Source code of charts
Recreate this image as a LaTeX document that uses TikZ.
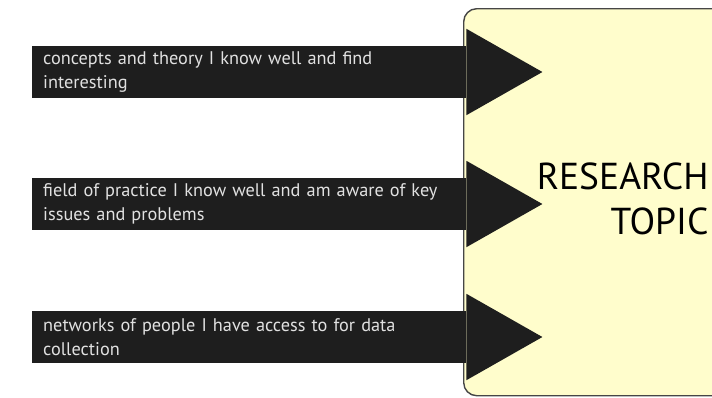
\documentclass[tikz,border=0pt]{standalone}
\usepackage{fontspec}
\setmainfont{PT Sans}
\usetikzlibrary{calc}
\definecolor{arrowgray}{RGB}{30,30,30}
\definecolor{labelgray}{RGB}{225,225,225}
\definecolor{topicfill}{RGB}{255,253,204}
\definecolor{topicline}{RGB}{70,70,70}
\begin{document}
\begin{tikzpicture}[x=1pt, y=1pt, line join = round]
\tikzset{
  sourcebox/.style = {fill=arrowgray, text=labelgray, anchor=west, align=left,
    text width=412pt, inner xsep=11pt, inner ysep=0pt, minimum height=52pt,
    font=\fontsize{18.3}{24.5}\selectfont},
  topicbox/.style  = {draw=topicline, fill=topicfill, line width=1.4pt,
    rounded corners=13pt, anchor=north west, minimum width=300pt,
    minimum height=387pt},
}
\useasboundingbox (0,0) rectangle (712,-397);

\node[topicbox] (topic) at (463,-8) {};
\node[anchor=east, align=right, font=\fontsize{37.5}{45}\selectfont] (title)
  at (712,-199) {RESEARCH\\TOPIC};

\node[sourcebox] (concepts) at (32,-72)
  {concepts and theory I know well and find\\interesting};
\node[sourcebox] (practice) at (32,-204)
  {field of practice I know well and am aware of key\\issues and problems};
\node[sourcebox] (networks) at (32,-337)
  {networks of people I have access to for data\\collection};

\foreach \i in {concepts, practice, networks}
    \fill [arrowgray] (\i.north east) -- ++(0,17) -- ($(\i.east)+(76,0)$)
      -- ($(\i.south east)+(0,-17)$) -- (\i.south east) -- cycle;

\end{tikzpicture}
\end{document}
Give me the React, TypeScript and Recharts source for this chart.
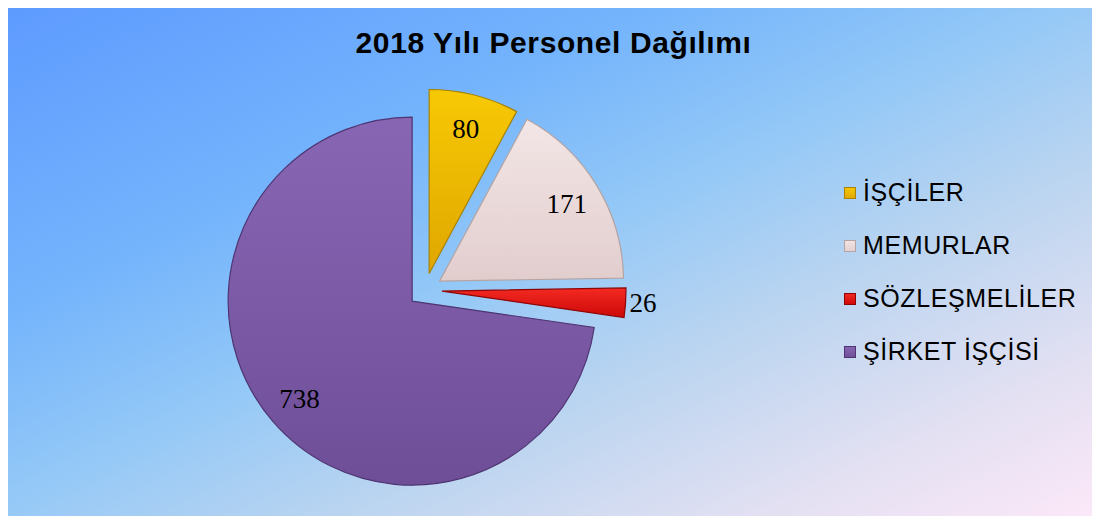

AIM OF THE TASK
Strip the images and reproduce the remaining records precisely.

SOLUTION TO THIS EXERCISE
Recreate this image as a LaTeX document that uses TikZ.
\documentclass[tikz,border=0pt]{standalone}
\usepackage{fontspec}
\setmainfont{PT Sans}
\usetikzlibrary{calc}
\definecolor{arrowgray}{RGB}{30,30,30}
\definecolor{labelgray}{RGB}{225,225,225}
\definecolor{topicfill}{RGB}{255,253,204}
\definecolor{topicline}{RGB}{70,70,70}
\begin{document}
\begin{tikzpicture}[x=1pt, y=1pt, line join = round]
\tikzset{
  sourcebox/.style = {fill=arrowgray, text=labelgray, anchor=west, align=left,
    text width=412pt, inner xsep=11pt, inner ysep=0pt, minimum height=52pt,
    font=\fontsize{18.3}{24.5}\selectfont},
  topicbox/.style  = {draw=topicline, fill=topicfill, line width=1.4pt,
    rounded corners=13pt, anchor=north west, minimum width=300pt,
    minimum height=387pt},
}
\useasboundingbox (0,0) rectangle (712,-397);

\node[topicbox] (topic) at (463,-8) {};
\node[anchor=east, align=right, font=\fontsize{37.5}{45}\selectfont] (title)
  at (712,-199) {RESEARCH\\TOPIC};

\node[sourcebox] (concepts) at (32,-72)
  {concepts and theory I know well and find\\interesting};
\node[sourcebox] (practice) at (32,-204)
  {field of practice I know well and am aware of key\\issues and problems};
\node[sourcebox] (networks) at (32,-337)
  {networks of people I have access to for data\\collection};

\foreach \i in {concepts, practice, networks}
    \fill [arrowgray] (\i.north east) -- ++(0,17) -- ($(\i.east)+(76,0)$)
      -- ($(\i.south east)+(0,-17)$) -- (\i.south east) -- cycle;

\end{tikzpicture}
\end{document}
Give me the React, TypeScript and Recharts source for this chart.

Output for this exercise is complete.